Munich is first and foremost a thriller, an action movie filled with enough car chases and explosions to satisfy those uninterested in politics. It is extremely violent and bloody throughout. The plot centers on an Israeli assassination squad sent to Europe to kill the Palestinian masterminds of Munich one by one. (They do not manage to kill all of them. Click here.) The cast is led by actor Eric Bana, who played the Hulk. He does an excellent job of conveying all of the conflicting emotions a person in his place would feel. He is joined by Daniel Craig, the new James Bond. (I’ve never seen a Bond film and don’t plan to, but Craig does not seem like a good fit. He’s blond and his eyes are glassy and weird, like serial killer eyes.) Another main cast member, Mathieu Kassovitz, played Amelie’s boyfriend!
As a Jewish filmmaker (and someone very active in Jewish causes), Spielberg has obviously worked hard to make Munich a movie that explores the messiness and morality of violence on all sides of the Israeli/Palestinian conflict. As such, he has set himself up for criticism. Munich has only done average business so far at the American box office and may not even get a best picture nod at the Oscars, which would be surprising. One reason for the low box office is apparently the right-wing pundits in the U.S. who attacked the film (probably without seeing it) as being too kind to the Palestinians and too hard on the Israelis. Since many people in George W. Bush’s America are incapable of any kind of nuanced thought, this is not surprising. If you want to explore the idea that violence begets violence, you’re a terrorist sympathizer. Everything should be strictly black and white, good vs. evil.
How anyone can argue that Munich paints Palestinian terrorists in a positive light is beyond me. Sure, these men are shown as humans, with families, with jobs. But terrorists are human! They don’t have claws and fangs and look like monsters. They look like everyone else, as do murderers and rapists and priests who molest children. That’s what makes it so chilling when an average member of society puts a bomb in his backpack and blows up the London Underground.
Others complain that some members of the Israeli assassination squad actually feel conflicted about what they are doing, rather than acting like robotic killers without souls.
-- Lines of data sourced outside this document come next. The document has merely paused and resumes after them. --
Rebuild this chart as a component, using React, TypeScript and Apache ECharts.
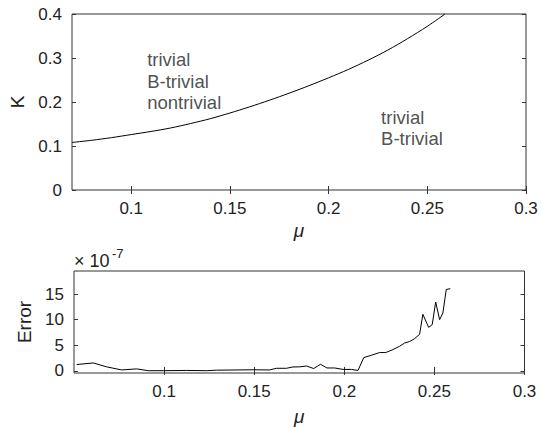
import React, { useEffect, useRef } from "react";
import * as echarts from "echarts";

// Top panel: boundary curve K(mu)
const K_MU = [0.07, 0.08, 0.09, 0.1, 0.11, 0.12, 0.13, 0.14, 0.15, 0.16, 0.17, 0.18, 0.19, 0.2, 0.21, 0.22, 0.23, 0.24, 0.25, 0.259];
const K_VAL = [0.108, 0.113, 0.119, 0.126, 0.133, 0.141, 0.151, 0.162, 0.175, 0.189, 0.204, 0.22, 0.237, 0.255, 0.274, 0.295, 0.318, 0.344, 0.372, 0.4];

// Region annotations (data coordinates)
const ANNOT_MU = [0.1081, 0.2266];
const ANNOT_K = [0.2466, 0.141];
const ANNOT_TEXT = ["trivial\nB-trivial\nnontrivial", "trivial\nB-trivial"];

// Bottom panel: error (x 1e-7)
const ERR_MU = [0.0515, 0.0607, 0.0681, 0.0764, 0.0848, 0.0912, 0.0995, 0.1125, 0.1236, 0.129, 0.1494, 0.1586, 0.1623, 0.1679, 0.1715, 0.1753, 0.179, 0.183, 0.1868, 0.1904, 0.1947, 0.1993, 0.204, 0.2076, 0.2108, 0.215, 0.2196, 0.223, 0.227, 0.2307, 0.2335, 0.2362, 0.239, 0.2418, 0.2436, 0.2468, 0.2488, 0.2507, 0.2529, 0.2547, 0.2566, 0.2588];
const ERR_VAL = [1.25, 1.56, 0.8, 0.2, 0.4, 0.05, 0.05, 0.1, 0.05, 0.15, 0.23, 0.2, 0.52, 0.52, 0.78, 0.8, 0.97, 0.47, 1.3, 0.58, 0.58, 0.3, 0.3, 0.1, 2.6, 3.06, 3.59, 3.59, 4.17, 4.81, 5.46, 5.73, 6.3, 7.15, 11.05, 8.5, 9.05, 13.45, 10.0, 11.3, 15.9, 16.05];

// Ticks
const TOP_X_TICKS = [0.1, 0.15, 0.2, 0.25, 0.3];
const BOT_X_TICKS = [0.1, 0.15, 0.2, 0.25, 0.3];
const BOT_Y_TICKS = [0, 5, 10, 15];

const FONT = "Liberation Sans";
const AX = "#333";
const TICK_FS = 17;

export default function App() {
  const ref = useRef<HTMLDivElement>(null);
  useEffect(() => {
    if (!ref.current) return;
    const chart = echarts.init(ref.current, undefined, { renderer: "svg" });

    const tickInside = { show: true, inside: true, length: 4, lineStyle: { color: AX, width: 1 } };
    const hiddenLine = { show: false };
    const lbl = { fontFamily: FONT, fontSize: TICK_FS, color: "#222" };

    const option: any = {
      animation: false,
      backgroundColor: "#fff",
      grid: [
        { left: 72, right: 16, top: 14, height: 176, show: true, borderColor: AX, borderWidth: 1, backgroundColor: "transparent" },
        { left: 74, right: 17.5, top: 271, height: 102, show: true, borderColor: AX, borderWidth: 1, backgroundColor: "transparent" },
      ],
      xAxis: [
        {
          type: "value", gridIndex: 0, min: 0.07, max: 0.3, position: "bottom",
          axisLine: hiddenLine, splitLine: { show: false },
          axisTick: { ...tickInside, customValues: TOP_X_TICKS },
          axisLabel: { ...lbl, margin: 10, customValues: TOP_X_TICKS, formatter: (v: number) => String(+v.toFixed(2)) },
          name: "μ", nameLocation: "middle", nameGap: 31,
          nameTextStyle: { fontFamily: FONT, fontSize: 19, fontStyle: "italic", color: "#222" },
        },
        {
          type: "value", gridIndex: 0, min: 0.07, max: 0.3, position: "top",
          axisLine: hiddenLine, splitLine: { show: false },
          axisTick: { ...tickInside, customValues: TOP_X_TICKS },
          axisLabel: { show: false },
        },
        {
          type: "value", gridIndex: 1, min: 0.05, max: 0.3, position: "bottom",
          axisLine: hiddenLine, splitLine: { show: false },
          axisTick: { ...tickInside, customValues: BOT_X_TICKS },
          axisLabel: { ...lbl, margin: 10, customValues: BOT_X_TICKS, formatter: (v: number) => String(+v.toFixed(2)) },
          name: "μ", nameLocation: "middle", nameGap: 34,
          nameTextStyle: { fontFamily: FONT, fontSize: 19, fontStyle: "italic", color: "#222" },
        },
        {
          type: "value", gridIndex: 1, min: 0.05, max: 0.3, position: "top",
          axisLine: hiddenLine, splitLine: { show: false },
          axisTick: { ...tickInside, customValues: BOT_X_TICKS },
          axisLabel: { show: false },
        },
      ],
      yAxis: [
        {
          type: "value", gridIndex: 0, min: 0, max: 0.4, interval: 0.1, position: "left",
          axisLine: hiddenLine, splitLine: { show: false },
          axisTick: tickInside,
          axisLabel: { ...lbl, margin: 10, formatter: (v: number) => String(+v.toFixed(1)) },
          name: "K", nameLocation: "middle", nameGap: 45,
          nameTextStyle: { fontFamily: FONT, fontSize: 19, color: "#222" },
        },
        {
          type: "value", gridIndex: 0, min: 0, max: 0.4, interval: 0.1, position: "right",
          axisLine: hiddenLine, splitLine: { show: false },
          axisTick: tickInside, axisLabel: { show: false },
        },
        {
          type: "value", gridIndex: 1, min: -0.4, max: 19.5, position: "left",
          axisLine: hiddenLine, splitLine: { show: false },
          axisTick: { ...tickInside, customValues: BOT_Y_TICKS },
          axisLabel: { ...lbl, margin: 10, customValues: BOT_Y_TICKS },
          name: "Error", nameLocation: "middle", nameGap: 37,
          nameTextStyle: { fontFamily: FONT, fontSize: 19, color: "#222" },
        },
        {
          type: "value", gridIndex: 1, min: -0.4, max: 19.5, position: "right",
          axisLine: hiddenLine, splitLine: { show: false },
          axisTick: { ...tickInside, customValues: BOT_Y_TICKS }, axisLabel: { show: false },
        },
      ],
      series: [
        {
          type: "line", xAxisIndex: 0, yAxisIndex: 0,
          data: K_MU.map((m, i) => [m, K_VAL[i]]),
          showSymbol: false, smooth: 0.3, lineStyle: { color: "#000", width: 1 }, silent: true,
        },
        {
          type: "scatter", xAxisIndex: 0, yAxisIndex: 0, symbolSize: 0, silent: true,
          data: ANNOT_MU.map((m, i) => ({ value: [m, ANNOT_K[i]], name: ANNOT_TEXT[i] })),
          label: {
            show: true, position: "right", distance: 0, formatter: (p: any) => p.name,
            fontFamily: FONT, fontSize: 18.5, lineHeight: 21.5, color: "#222", align: "left",
          },
        },
        {
          type: "line", xAxisIndex: 2, yAxisIndex: 2,
          data: ERR_MU.map((m, i) => [m, ERR_VAL[i]]),
          showSymbol: false, lineStyle: { color: "#000", width: 1 }, silent: true,
        },
      ],
      graphic: [
        { type: "text", left: 74, top: 252, style: { text: "× 10", fontFamily: FONT, fontSize: 18, fill: "#222" } },
        { type: "text", left: 112, top: 247, style: { text: "-7", fontFamily: FONT, fontSize: 13, fill: "#222" } },
      ],
    };
    chart.setOption(option);
    return () => chart.dispose();
  }, []);
  return <div ref={ref} style={{ position: "fixed", left: 0, top: 0, width: 542, height: 427, background: "#fff" }} />;
}
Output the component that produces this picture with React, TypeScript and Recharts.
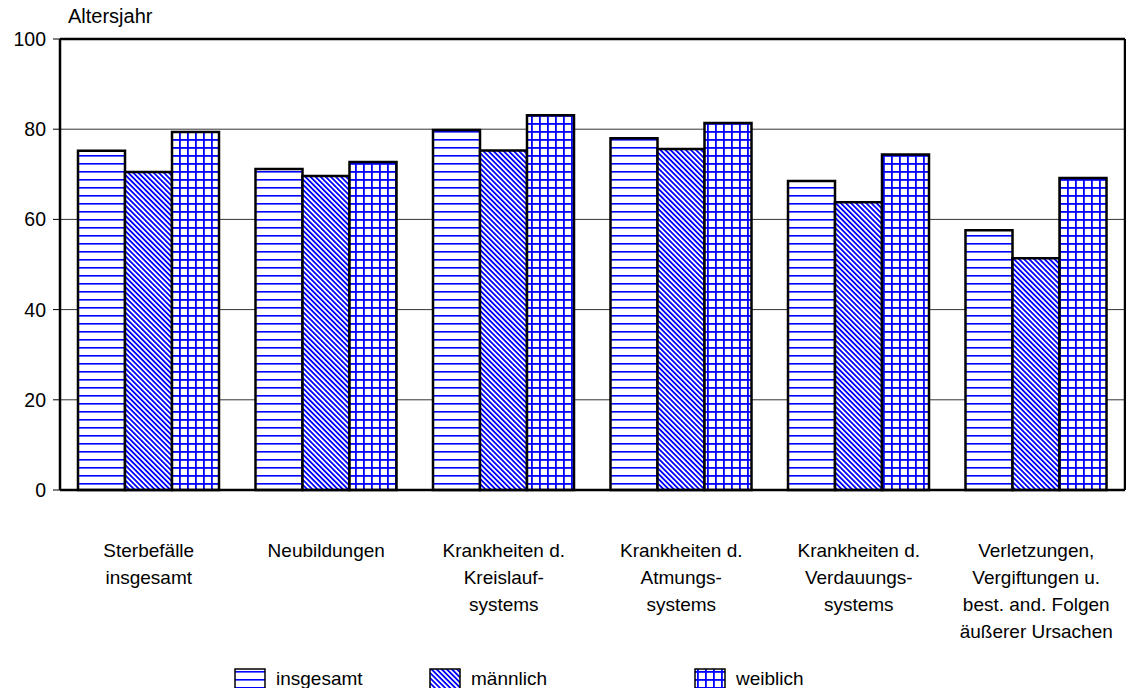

The film’s poster, pictured above, really enrages them. At the beginning of Munich, as they carry out assassinations across Europe, from Paris to Rome to Athens, they don’t have any qualms. In fact, after the first killing, they celebrate. But some of the men come to realize they are fighting a losing battle when the terrorists they kill are replaced by other terrorists immediately. They begin to question what they’re doing when they realize they are being hunted themselves, that they and their families will probably never be safe again in their lives. And spending all of your time planning ways to kill people, while being separated from your loved ones for years, is probably not great for a person’s mental health. These seem like perfectly normal, human reactions to me.
There is a difference between ideology and art, a concept that many of the pundits criticizing the film are too hysterical to understand. Munich raises a lot of thorny issues, but the audience is left to figure out the meaning for themselves. The film, which closes on a shot of the World Trade Center (RIP), offers no answers, just raises questions. It’s often a muddled and confusing and maddening film. It’s a big mess, just like the conflict in the Middle East.